Canopy piloting Canopy Piloting is a high speed parachuting discipline involving small and very agile parachutes.

Swooping is a high speed canopy maneuver.

==Records==
World records that have been recorded and verified include:

G-1-f1 : Distance - General - Canopy Piloting Records : 151.95m
Date of : 15 June 2012
Parachutist(s): Nick Batsch (USA)
Canopy type: Daedalus JPX Petra
Course/place: Rockmart, GA (USA)

G-1-f2 : Speed over a 70m course - General - Canopy Piloting Records : 2.404 sec
Date of : 15 June 2012
Parachutist(s): Greg Windmiller (USA)
Canopy type: PD Velocity
Course/place: Rockmart, GA (USA)

Greg Windmiller (A member of the US army parachuting "Golden Knights") was also documented in the Guinness Book of World Records as the fastest man alive under a parachute and was the first person in competition to document a speed of under 2 seconds.

==Contests==
Pro Swooping Tour Professional competition courses mark the entry gates with wind blades stretching five feet tall, where some part of the pilot's body must break the imaginary line across the top of the entry gate pair, often only 30 feet apart. These types of landings are inherently more dangerous than normal landings. For competitors' safety, this is usually done over a "swoop pond", a shallow, artificial pond around three feet deep, that can be narrow and long.

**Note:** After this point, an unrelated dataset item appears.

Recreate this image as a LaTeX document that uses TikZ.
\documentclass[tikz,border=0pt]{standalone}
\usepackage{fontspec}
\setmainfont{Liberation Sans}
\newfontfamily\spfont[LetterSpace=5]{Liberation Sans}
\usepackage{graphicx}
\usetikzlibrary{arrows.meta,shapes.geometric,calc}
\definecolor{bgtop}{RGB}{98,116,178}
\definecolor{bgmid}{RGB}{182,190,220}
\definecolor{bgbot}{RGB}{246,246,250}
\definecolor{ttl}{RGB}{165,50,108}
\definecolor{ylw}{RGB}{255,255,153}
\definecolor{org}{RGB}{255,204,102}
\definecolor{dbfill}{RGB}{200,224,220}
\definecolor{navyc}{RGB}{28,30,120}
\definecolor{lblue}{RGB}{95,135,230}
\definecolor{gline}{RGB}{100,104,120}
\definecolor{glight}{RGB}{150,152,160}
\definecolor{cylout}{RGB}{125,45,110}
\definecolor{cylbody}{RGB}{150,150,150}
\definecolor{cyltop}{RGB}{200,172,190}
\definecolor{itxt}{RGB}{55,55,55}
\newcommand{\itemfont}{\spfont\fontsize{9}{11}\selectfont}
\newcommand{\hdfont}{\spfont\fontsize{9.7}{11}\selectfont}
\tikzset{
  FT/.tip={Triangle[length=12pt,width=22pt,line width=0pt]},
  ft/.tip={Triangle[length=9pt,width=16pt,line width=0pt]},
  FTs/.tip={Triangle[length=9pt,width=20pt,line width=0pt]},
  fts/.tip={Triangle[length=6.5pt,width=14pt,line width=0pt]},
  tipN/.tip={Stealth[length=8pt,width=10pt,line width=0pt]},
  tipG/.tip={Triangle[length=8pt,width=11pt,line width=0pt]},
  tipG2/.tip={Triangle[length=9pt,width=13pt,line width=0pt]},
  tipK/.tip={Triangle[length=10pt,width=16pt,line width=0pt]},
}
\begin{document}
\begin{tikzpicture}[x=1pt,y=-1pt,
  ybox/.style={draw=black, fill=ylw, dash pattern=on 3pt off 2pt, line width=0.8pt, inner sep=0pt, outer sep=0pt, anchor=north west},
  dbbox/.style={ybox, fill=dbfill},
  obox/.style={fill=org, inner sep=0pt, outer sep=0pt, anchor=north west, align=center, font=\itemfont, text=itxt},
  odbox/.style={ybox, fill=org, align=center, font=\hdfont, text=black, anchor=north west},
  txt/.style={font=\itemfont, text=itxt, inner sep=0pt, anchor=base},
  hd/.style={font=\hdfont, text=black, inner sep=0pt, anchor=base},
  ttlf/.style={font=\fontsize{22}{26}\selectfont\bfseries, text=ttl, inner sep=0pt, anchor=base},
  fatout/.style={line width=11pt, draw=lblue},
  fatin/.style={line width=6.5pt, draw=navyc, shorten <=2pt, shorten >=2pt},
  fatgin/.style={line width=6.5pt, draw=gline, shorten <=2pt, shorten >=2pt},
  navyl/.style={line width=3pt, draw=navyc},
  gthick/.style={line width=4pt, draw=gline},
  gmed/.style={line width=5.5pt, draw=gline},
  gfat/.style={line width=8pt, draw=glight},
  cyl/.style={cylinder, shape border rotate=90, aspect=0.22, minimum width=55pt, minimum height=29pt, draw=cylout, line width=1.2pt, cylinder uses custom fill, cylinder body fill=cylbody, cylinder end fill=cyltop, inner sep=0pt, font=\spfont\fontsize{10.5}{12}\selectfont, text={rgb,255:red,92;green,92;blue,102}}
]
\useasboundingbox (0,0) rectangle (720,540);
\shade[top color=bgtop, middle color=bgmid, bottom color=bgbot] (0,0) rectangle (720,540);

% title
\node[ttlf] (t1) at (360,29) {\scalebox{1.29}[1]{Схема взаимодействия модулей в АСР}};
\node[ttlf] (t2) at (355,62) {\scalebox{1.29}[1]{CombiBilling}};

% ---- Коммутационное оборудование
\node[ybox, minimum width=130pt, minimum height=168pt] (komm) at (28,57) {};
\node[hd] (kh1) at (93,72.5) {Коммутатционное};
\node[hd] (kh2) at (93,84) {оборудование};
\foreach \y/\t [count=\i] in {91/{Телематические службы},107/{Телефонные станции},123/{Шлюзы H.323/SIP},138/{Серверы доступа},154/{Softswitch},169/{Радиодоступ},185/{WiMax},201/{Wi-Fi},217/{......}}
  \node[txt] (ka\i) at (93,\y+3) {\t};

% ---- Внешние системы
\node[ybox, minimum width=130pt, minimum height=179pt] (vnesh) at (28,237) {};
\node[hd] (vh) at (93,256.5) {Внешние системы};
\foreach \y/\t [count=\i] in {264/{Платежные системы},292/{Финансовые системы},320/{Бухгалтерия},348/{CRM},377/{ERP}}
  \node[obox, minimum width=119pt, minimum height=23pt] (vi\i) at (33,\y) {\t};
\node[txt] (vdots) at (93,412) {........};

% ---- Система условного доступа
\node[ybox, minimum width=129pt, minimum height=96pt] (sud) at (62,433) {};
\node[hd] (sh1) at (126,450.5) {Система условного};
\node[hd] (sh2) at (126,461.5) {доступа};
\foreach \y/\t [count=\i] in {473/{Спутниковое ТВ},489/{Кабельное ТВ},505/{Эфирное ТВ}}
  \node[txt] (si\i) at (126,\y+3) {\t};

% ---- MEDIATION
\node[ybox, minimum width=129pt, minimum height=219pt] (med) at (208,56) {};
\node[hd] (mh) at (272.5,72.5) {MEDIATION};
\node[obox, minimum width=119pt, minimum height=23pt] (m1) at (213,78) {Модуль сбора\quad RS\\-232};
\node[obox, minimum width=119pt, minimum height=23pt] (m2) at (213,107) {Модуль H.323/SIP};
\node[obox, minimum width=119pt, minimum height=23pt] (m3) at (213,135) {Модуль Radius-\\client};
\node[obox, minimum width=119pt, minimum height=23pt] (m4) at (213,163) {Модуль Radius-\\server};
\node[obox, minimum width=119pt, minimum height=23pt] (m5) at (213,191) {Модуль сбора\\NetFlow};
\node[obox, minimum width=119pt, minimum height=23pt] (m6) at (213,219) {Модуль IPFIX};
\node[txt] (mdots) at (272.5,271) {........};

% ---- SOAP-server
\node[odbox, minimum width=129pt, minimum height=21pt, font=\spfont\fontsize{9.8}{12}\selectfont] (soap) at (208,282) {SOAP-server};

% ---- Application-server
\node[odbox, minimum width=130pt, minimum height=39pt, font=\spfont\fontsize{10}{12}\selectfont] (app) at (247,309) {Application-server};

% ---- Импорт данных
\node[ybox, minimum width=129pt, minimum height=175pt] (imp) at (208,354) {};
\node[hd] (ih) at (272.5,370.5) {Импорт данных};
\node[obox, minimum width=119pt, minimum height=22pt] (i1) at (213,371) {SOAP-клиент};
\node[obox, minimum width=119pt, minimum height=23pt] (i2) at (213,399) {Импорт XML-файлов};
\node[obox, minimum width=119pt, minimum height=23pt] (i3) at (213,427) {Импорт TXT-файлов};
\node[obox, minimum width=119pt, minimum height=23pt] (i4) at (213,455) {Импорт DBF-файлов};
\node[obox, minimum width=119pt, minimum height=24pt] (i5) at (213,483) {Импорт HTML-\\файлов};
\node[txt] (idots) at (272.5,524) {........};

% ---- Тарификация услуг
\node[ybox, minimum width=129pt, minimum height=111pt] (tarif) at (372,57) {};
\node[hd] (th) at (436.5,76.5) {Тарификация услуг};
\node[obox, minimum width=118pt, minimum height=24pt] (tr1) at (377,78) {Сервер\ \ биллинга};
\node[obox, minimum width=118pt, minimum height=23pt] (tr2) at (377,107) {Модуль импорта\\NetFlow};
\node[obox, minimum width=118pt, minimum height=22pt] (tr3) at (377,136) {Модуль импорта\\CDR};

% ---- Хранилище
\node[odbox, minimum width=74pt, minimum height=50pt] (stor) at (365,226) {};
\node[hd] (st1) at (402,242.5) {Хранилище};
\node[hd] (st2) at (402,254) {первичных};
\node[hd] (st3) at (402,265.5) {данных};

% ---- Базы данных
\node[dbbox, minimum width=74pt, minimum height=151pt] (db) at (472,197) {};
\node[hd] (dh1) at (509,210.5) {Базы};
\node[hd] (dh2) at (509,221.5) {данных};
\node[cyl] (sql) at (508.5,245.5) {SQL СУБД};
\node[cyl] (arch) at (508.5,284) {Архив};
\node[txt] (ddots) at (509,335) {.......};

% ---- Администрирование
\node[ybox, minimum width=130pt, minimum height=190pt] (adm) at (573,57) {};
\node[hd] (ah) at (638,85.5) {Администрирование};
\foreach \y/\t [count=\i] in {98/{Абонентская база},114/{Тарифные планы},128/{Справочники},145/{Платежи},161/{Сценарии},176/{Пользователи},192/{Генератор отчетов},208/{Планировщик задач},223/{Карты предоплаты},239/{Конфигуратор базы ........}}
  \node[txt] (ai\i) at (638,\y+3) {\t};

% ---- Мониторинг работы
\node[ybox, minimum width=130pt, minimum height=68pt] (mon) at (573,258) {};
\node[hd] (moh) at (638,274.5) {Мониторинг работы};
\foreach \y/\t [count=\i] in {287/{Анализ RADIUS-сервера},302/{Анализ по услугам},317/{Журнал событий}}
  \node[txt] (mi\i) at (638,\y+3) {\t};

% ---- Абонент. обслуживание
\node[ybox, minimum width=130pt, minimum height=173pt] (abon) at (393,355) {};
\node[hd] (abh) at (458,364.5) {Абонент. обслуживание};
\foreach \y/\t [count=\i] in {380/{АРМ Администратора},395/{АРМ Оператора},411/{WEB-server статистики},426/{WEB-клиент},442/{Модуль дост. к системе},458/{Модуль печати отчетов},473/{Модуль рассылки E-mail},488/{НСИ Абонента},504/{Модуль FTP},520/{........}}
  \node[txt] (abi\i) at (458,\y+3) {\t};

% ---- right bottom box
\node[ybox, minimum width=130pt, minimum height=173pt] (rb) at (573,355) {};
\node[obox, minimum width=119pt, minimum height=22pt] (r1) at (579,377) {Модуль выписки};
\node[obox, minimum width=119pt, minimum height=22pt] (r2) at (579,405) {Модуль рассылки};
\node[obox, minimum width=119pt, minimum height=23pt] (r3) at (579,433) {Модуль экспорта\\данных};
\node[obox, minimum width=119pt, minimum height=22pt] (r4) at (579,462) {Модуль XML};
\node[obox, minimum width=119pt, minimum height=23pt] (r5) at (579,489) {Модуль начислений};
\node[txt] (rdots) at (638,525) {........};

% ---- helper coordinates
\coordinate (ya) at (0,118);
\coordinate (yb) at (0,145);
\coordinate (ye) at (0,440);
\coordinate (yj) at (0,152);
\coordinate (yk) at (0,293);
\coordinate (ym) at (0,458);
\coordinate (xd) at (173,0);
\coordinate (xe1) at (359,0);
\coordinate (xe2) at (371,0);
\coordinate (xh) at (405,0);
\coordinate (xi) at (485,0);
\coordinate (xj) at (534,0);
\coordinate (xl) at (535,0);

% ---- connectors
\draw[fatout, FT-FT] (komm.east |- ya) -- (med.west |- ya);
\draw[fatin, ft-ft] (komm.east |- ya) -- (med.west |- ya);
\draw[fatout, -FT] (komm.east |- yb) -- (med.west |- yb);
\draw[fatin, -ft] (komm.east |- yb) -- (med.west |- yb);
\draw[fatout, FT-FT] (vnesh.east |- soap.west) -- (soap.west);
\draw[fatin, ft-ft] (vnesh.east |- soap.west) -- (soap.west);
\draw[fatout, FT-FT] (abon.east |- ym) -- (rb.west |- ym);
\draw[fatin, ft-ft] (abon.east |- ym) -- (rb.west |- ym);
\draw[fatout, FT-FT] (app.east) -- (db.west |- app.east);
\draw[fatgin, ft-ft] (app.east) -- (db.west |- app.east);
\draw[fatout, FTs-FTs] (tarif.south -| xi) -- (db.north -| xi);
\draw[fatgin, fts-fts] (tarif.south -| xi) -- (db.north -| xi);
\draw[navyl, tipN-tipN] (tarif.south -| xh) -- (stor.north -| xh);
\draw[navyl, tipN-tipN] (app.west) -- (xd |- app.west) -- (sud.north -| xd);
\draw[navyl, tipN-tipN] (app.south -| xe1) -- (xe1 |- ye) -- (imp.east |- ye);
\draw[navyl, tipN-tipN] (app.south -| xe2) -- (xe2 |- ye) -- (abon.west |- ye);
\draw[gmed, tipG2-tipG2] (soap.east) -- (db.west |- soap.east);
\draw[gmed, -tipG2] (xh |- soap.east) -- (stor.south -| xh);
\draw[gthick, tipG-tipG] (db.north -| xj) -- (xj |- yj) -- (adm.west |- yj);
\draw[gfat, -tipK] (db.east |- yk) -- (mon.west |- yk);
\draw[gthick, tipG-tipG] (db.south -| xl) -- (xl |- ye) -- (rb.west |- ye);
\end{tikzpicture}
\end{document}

The goal of the canopy piloting competition is to negotiate courses that challenge different performance characteristics of both canopy flight and pilot skill. Speed, distance and accuracy are just three of the basic courses used at most competitions. On a freestyle course, competitors drag through a large body of water, or touch the surface with different body parts and in different positions while maintaining nearly constant contact with the water. Gaining popularity both with competitors and spectators, freestyle puts the canopy pilot in contact with water at high speeds, increasing the risk of a violent impact.

Ground-launching and speed-flying are other forms of canopy piloting. These disciplines differ from swooping in that the canopy pilot flies his canopy in close proximity to the ground, descending a mountainside or other gradient or, in certain conditions, hovering several meters above the ground, much like a paragliding pilot. These types of descents are longer in duration.